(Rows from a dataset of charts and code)
--------------------------------

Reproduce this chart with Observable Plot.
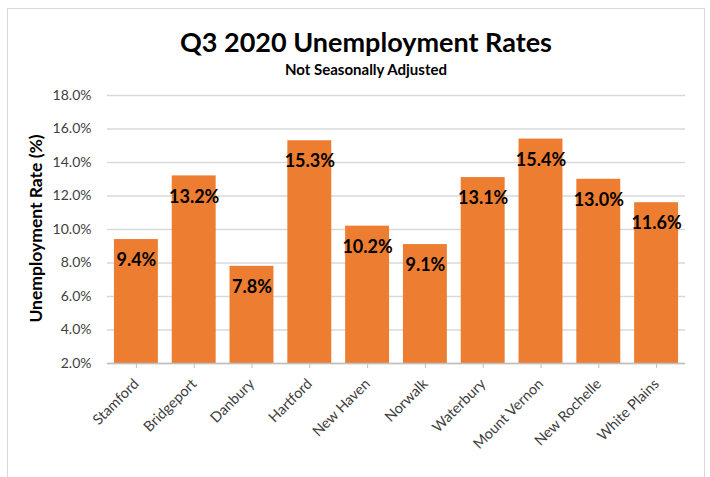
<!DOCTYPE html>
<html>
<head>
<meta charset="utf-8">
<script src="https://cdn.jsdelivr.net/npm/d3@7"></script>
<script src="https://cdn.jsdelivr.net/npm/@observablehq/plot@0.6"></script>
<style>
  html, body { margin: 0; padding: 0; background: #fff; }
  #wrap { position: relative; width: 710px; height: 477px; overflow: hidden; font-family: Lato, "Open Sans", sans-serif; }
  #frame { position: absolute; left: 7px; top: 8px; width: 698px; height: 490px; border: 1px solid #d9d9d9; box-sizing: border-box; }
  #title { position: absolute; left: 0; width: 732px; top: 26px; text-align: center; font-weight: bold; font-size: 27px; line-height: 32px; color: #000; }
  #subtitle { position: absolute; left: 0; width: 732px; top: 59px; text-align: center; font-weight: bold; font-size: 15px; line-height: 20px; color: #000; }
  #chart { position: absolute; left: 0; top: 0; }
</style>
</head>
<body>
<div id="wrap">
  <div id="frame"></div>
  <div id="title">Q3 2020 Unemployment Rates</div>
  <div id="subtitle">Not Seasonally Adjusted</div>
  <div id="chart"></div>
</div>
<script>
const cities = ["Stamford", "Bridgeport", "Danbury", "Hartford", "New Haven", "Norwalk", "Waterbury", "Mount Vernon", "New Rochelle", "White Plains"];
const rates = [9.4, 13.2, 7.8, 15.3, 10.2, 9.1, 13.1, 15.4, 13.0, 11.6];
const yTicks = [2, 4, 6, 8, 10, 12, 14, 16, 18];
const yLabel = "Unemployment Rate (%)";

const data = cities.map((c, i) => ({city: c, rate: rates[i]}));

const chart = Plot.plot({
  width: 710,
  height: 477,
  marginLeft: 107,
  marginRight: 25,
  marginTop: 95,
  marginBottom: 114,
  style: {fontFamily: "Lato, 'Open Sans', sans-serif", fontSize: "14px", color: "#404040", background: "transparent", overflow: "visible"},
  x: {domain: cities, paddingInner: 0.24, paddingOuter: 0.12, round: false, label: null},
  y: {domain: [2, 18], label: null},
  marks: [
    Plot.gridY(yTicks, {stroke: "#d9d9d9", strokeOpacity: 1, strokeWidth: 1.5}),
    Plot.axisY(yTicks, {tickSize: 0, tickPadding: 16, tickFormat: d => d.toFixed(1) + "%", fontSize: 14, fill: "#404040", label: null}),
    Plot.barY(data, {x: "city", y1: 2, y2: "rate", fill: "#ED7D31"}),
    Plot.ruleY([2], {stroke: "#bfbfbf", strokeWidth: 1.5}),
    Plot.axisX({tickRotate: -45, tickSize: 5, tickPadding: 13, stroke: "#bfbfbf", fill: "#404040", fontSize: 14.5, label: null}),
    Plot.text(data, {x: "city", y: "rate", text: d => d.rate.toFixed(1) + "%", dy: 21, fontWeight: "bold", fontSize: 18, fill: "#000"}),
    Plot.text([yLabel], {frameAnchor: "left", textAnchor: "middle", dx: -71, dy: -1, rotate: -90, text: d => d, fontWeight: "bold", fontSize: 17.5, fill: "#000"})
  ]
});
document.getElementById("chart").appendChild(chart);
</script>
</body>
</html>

--------------------------------

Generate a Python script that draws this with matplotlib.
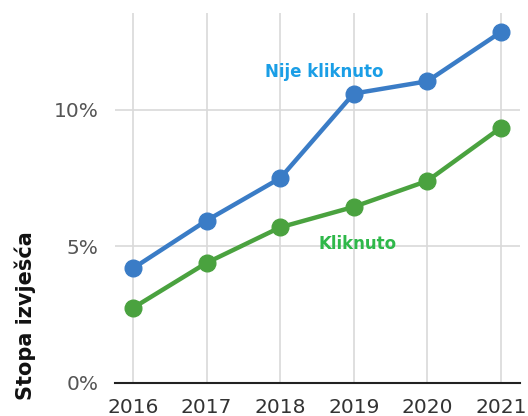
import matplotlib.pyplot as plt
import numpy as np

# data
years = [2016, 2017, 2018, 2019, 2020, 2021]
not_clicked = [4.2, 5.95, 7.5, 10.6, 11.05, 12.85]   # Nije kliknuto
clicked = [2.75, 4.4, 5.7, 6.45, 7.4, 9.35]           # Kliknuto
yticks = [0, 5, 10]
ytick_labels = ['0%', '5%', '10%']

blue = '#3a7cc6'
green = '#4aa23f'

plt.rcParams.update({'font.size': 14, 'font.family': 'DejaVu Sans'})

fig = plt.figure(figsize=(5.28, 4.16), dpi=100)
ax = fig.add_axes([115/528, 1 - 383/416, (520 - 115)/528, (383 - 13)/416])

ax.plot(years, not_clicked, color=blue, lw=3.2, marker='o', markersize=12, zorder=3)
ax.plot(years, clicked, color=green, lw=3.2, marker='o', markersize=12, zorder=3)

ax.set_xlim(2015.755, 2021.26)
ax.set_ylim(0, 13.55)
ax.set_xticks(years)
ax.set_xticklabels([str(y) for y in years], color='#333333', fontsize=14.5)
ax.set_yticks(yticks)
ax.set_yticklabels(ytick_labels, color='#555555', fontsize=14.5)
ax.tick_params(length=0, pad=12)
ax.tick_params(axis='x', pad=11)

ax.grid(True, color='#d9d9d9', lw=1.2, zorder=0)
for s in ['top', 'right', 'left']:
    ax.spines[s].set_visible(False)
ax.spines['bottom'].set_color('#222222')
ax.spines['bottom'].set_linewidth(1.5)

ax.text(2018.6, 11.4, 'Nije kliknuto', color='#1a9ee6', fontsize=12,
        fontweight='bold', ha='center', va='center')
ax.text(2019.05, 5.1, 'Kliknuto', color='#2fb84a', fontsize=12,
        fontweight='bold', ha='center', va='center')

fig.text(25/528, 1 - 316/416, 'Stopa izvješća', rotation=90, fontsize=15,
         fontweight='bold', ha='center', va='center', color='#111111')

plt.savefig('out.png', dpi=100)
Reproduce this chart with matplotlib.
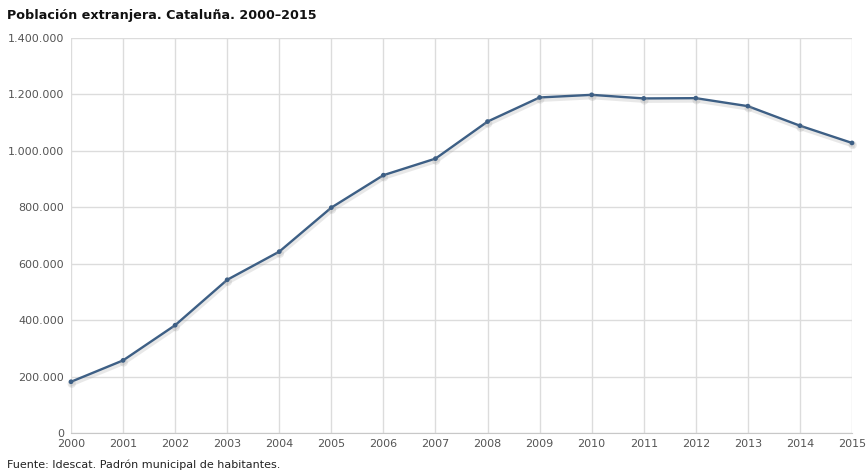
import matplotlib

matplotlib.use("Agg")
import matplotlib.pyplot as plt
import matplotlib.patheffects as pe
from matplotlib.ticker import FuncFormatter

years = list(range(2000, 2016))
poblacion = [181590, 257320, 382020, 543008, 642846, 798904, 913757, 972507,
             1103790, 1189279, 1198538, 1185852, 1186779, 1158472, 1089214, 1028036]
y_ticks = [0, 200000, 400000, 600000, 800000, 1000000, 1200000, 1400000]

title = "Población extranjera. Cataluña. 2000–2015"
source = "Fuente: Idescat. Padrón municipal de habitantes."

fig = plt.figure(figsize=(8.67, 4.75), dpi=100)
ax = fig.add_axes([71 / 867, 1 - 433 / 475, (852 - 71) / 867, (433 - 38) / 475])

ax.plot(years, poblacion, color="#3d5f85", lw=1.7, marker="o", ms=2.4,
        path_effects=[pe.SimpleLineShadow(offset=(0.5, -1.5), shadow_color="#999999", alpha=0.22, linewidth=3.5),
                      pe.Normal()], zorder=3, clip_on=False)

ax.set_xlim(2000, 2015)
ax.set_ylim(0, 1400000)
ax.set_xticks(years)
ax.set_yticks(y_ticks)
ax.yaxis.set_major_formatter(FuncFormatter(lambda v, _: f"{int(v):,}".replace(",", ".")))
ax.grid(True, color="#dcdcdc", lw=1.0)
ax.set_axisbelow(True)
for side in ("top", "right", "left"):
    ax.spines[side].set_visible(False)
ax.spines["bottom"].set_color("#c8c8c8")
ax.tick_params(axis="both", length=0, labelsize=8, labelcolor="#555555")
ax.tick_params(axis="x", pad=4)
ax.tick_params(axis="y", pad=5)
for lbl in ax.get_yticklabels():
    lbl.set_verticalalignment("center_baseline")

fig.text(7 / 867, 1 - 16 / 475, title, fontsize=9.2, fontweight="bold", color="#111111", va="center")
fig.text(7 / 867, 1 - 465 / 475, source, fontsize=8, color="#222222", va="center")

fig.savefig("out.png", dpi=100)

--------------------------------

= Do this =
Repeat the lines between those holding "Reproduce this chart with Observable Plot." and "const data = cities.map((c, i)", inclusive. Pictures stay out.

= The result =
Reproduce this chart with Observable Plot.
<!DOCTYPE html>
<html>
<head>
<meta charset="utf-8">
<script src="https://cdn.jsdelivr.net/npm/d3@7"></script>
<script src="https://cdn.jsdelivr.net/npm/@observablehq/plot@0.6"></script>
<style>
  html, body { margin: 0; padding: 0; background: #fff; }
  #wrap { position: relative; width: 710px; height: 477px; overflow: hidden; font-family: Lato, "Open Sans", sans-serif; }
  #frame { position: absolute; left: 7px; top: 8px; width: 698px; height: 490px; border: 1px solid #d9d9d9; box-sizing: border-box; }
  #title { position: absolute; left: 0; width: 732px; top: 26px; text-align: center; font-weight: bold; font-size: 27px; line-height: 32px; color: #000; }
  #subtitle { position: absolute; left: 0; width: 732px; top: 59px; text-align: center; font-weight: bold; font-size: 15px; line-height: 20px; color: #000; }
  #chart { position: absolute; left: 0; top: 0; }
</style>
</head>
<body>
<div id="wrap">
  <div id="frame"></div>
  <div id="title">Q3 2020 Unemployment Rates</div>
  <div id="subtitle">Not Seasonally Adjusted</div>
  <div id="chart"></div>
</div>
<script>
const cities = ["Stamford", "Bridgeport", "Danbury", "Hartford", "New Haven", "Norwalk", "Waterbury", "Mount Vernon", "New Rochelle", "White Plains"];
const rates = [9.4, 13.2, 7.8, 15.3, 10.2, 9.1, 13.1, 15.4, 13.0, 11.6];
const yTicks = [2, 4, 6, 8, 10, 12, 14, 16, 18];
const yLabel = "Unemployment Rate (%)";

const data = cities.map((c, i) => ({city: c, rate: rates[i]}));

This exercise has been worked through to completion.